One of my co-workers has been telling me about this book his wife is reading to organize their house. He said it was all about purging and getting rid of things – this immediately piqued my interest. I LOVE a good clean n’ purge. When A & I moved from our apartment to our house-on-the-hill I donated a bunch of stuff to Goodwill – furniture we didn’t need, clothes, small appliances, a few small dogs. And once we’d been in our a house for a while I started a box in the basement that I put random things in we don’t need and then bring it to Goodwill once a month or so as it fills up – it’s a great way to get rid of things a little at at a time.
However, the aforementioned book does not recommend that slow-and-steady methodology – The Life-Changing Art of Tidying Up is all about tidying by discarding many, many things – and doing it only once in your life. Ever. And you do it all in 6 months. Sounds a bit outlandish, right? Tidying once ever? I was pretty skeptical, but I had to read the book. My house isn’t cluttered, but I love learning more about cleaning and organizing. I can’t help myself. I mean, a whole book about the art of tidying? How is this not a necessary reading for me?
When I began reading it, I knew I was not going to be disappointed. The first few chapters made me laugh. I read quotes such as,
“When you put your house in order, you put your affairs and past in order, too.”
“There is a saying that a messy room equals a messy mind.'”
to A, because he’s heard me say them verbatim over and over again as my justification for cleaning for organizing the basement at 10:00 pm with a can of seltzer in one hand a small dog in the corner trying to break into A’s tennis bags to get all the tennis balls. (HE CAN SMELL THEM ANYWHERE.)
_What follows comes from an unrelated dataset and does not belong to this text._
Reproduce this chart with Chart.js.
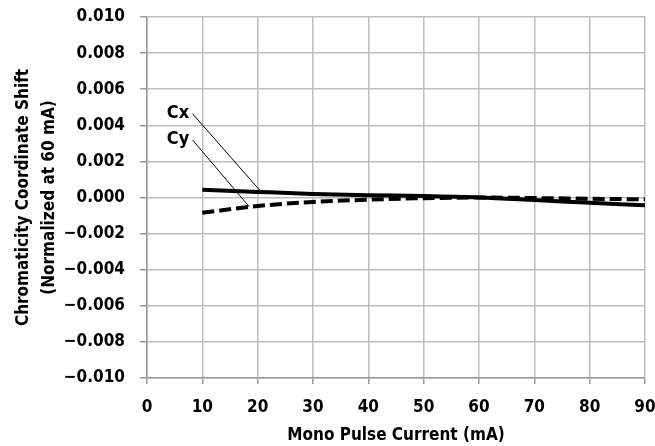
<!DOCTYPE html>
<html>
<head>
<meta charset="utf-8">
<script src="https://cdn.jsdelivr.net/npm/chart.js@4"></script>
<style>
  html, body { margin:0; padding:0; background:#fff; }
  #wrap { width:655px; height:446px; }
</style>
</head>
<body>
<div id="wrap"><canvas id="chart" width="655" height="446"></canvas></div>
<script>
// —————— DATA ——————
const currents = [10, 20, 30, 40, 50, 60, 70, 80, 90];
const cxShift  = [0.00043, 0.00031, 0.00020, 0.00013, 0.00008, 0.00000, -0.00014, -0.00029, -0.00043];
const cyShift  = [-0.00085, -0.00047, -0.00025, -0.00012, -0.00004, 0.00000, -0.00003, -0.00007, -0.00010];
const xTicks   = [0, 10, 20, 30, 40, 50, 60, 70, 80, 90];
const yTicks   = [-0.010, -0.008, -0.006, -0.004, -0.002, 0, 0.002, 0.004, 0.006, 0.008, 0.010];
const seriesNames = ['Cx', 'Cy'];

// —————— STYLE ——————
const FONT = "'DejaVu Sans Condensed', 'Liberation Sans Narrow', sans-serif";
const GRID = '#bdbdbd';

function fmtTick(v) {
  const s = Math.abs(v).toFixed(3);
  return v < -1e-9 ? '\u2212' + s : s;
}

// label callouts: text position and leader line, in data units
const callouts = [
  { text: seriesNames[0], tx: 5.6, ty: 0.00465, from: [8.2, 0.00465], to: [20.5, 0.00036] },
  { text: seriesNames[1], tx: 5.6, ty: 0.00320, from: [8.2, 0.00320], to: [18.5, -0.00052] }
];

const calloutPlugin = {
  id: 'callouts',
  afterDatasetsDraw(chart) {
    const { ctx, scales: { x, y } } = chart;
    ctx.save();
    callouts.forEach(c => {
      ctx.beginPath();
      ctx.strokeStyle = '#000';
      ctx.lineWidth = 1;
      ctx.moveTo(x.getPixelForValue(c.from[0]), y.getPixelForValue(c.from[1]));
      ctx.lineTo(x.getPixelForValue(c.to[0]), y.getPixelForValue(c.to[1]));
      ctx.stroke();
      ctx.font = 'bold 18px ' + FONT;
      const px = x.getPixelForValue(c.tx), py = y.getPixelForValue(c.ty);
      const w = ctx.measureText(c.text).width;
      ctx.fillStyle = '#fff';
      ctx.fillRect(px - w / 2 - 3, py - 9, w + 6, 18);
      ctx.fillStyle = '#000';
      ctx.textAlign = 'center';
      ctx.textBaseline = 'middle';
      ctx.fillText(c.text, px, py);
    });
    ctx.restore();
  }
};

// —————— CHART ——————
new Chart(document.getElementById('chart'), {
  type: 'line',
  data: {
    datasets: [
      {
        label: seriesNames[0],
        data: currents.map((c, i) => ({ x: c, y: cxShift[i] })),
        borderColor: '#000', borderWidth: 4,
        pointRadius: 0, cubicInterpolationMode: 'monotone'
      },
      {
        label: seriesNames[1],
        data: currents.map((c, i) => ({ x: c, y: cyShift[i] })),
        borderColor: '#000', borderWidth: 4, borderDash: [12, 5],
        pointRadius: 0, cubicInterpolationMode: 'monotone'
      }
    ]
  },
  options: {
    responsive: false,
    animation: false,
    layout: { padding: { left: 11, right: 10, top: 17, bottom: 0 } },
    plugins: { legend: { display: false }, tooltip: { enabled: false } },
    scales: {
      x: {
        type: 'linear', min: 0, max: 90,
        afterBuildTicks: a => { a.ticks = xTicks.map(v => ({ value: v })); },
        afterFit: s => { s.height = 68; s.paddingLeft = 0; s.paddingRight = 0; },
        grid: { color: GRID, lineWidth: 1.5, tickLength: 6, tickColor: '#999' },
        border: { color: '#999', width: 1.5 },
        ticks: { color: '#000', font: { family: FONT, size: 17, weight: 'bold' }, padding: 13, maxRotation: 0 },
        title: { display: true, text: 'Mono Pulse Current (mA)', color: '#000',
                 font: { family: FONT, size: 17, weight: 'bold' }, padding: { top: 0, bottom: 0 } }
      },
      y: {
        type: 'linear', min: -0.010, max: 0.010,
        afterBuildTicks: a => { a.ticks = yTicks.map(v => ({ value: v })); },
        afterFit: s => { s.width = 136; s.paddingTop = 0; s.paddingBottom = 0; },
        grid: { color: GRID, lineWidth: 1.5, tickLength: 7, tickColor: '#999' },
        border: { color: '#999', width: 1.5 },
        ticks: { color: '#000', font: { family: FONT, size: 17, weight: 'bold' }, padding: 15, callback: fmtTick },
        title: { display: true, text: ['Chromaticity Coordinate Shift', '(Normalized at 60 mA)'], color: '#000',
                 font: { family: FONT, size: 17, weight: 'bold', lineHeight: 1.5 }, padding: { top: 0, bottom: 6 } }
      }
    }
  },
  plugins: [calloutPlugin]
});
</script>
</body>
</html>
The Konmari Method developed by the author of the book Marie Kondo, advocates for throwing away anything that doesn’t “spark joy.” Sounds amazing, right? Who wants stuff that doesn’t bring you joy? And she also has her clients begin tidying by category. The first category, which I am going to tackle in this post (and tackled in my own house):
After I did the major discard (disclaimer: I did not thank my items for service when I discarded them, but I did try to only keep joyful items of clothing, which translated into lots of horizontal stripes), and learning to fold my clothes, (tiny perfect rectangles!) it was on to hanging clothes. The proper method? Arrange them so they rise to the right. You start with the heaviest and longest items of clothing first moving onto the lighter and shorter as you go right. Acccording to Kondo:
“When you stand in front of a closet that has been reorganized so that the clothes rise to the right, you feel your heart beat faster and the cells in your body buzz with energy.”
I have a dressing room that’s off of our office, so that’s where my “closet” is. As you can see, it wasn’t terribly messy but it also wasn’t organized. I’m always haphazardly hanging things, trying to decide what I should hang, putting things into vague categories, and leaving hangers everywhere. (And I believe on the floor in the back you can see a TJ Maxx tag, no shame.)
I cannot tell a lie. I had not organized my closet before I began writing this post. So I was not really buying the quote above and I was fully prepared for some harsh criticism. However, while I don’t think that my body is quite buzzing with energy, I can say I feel quite satisfied after finishing my closet and that rise-to-the-right is pleasing to the eye. And it did give me more motivation to tackle other projects, which is exactly what Kondo says happens once you start organizing properly!
I’m slowly moving on to the other tidying categories in the book and sharing with you bits and pieces of the projects as I go!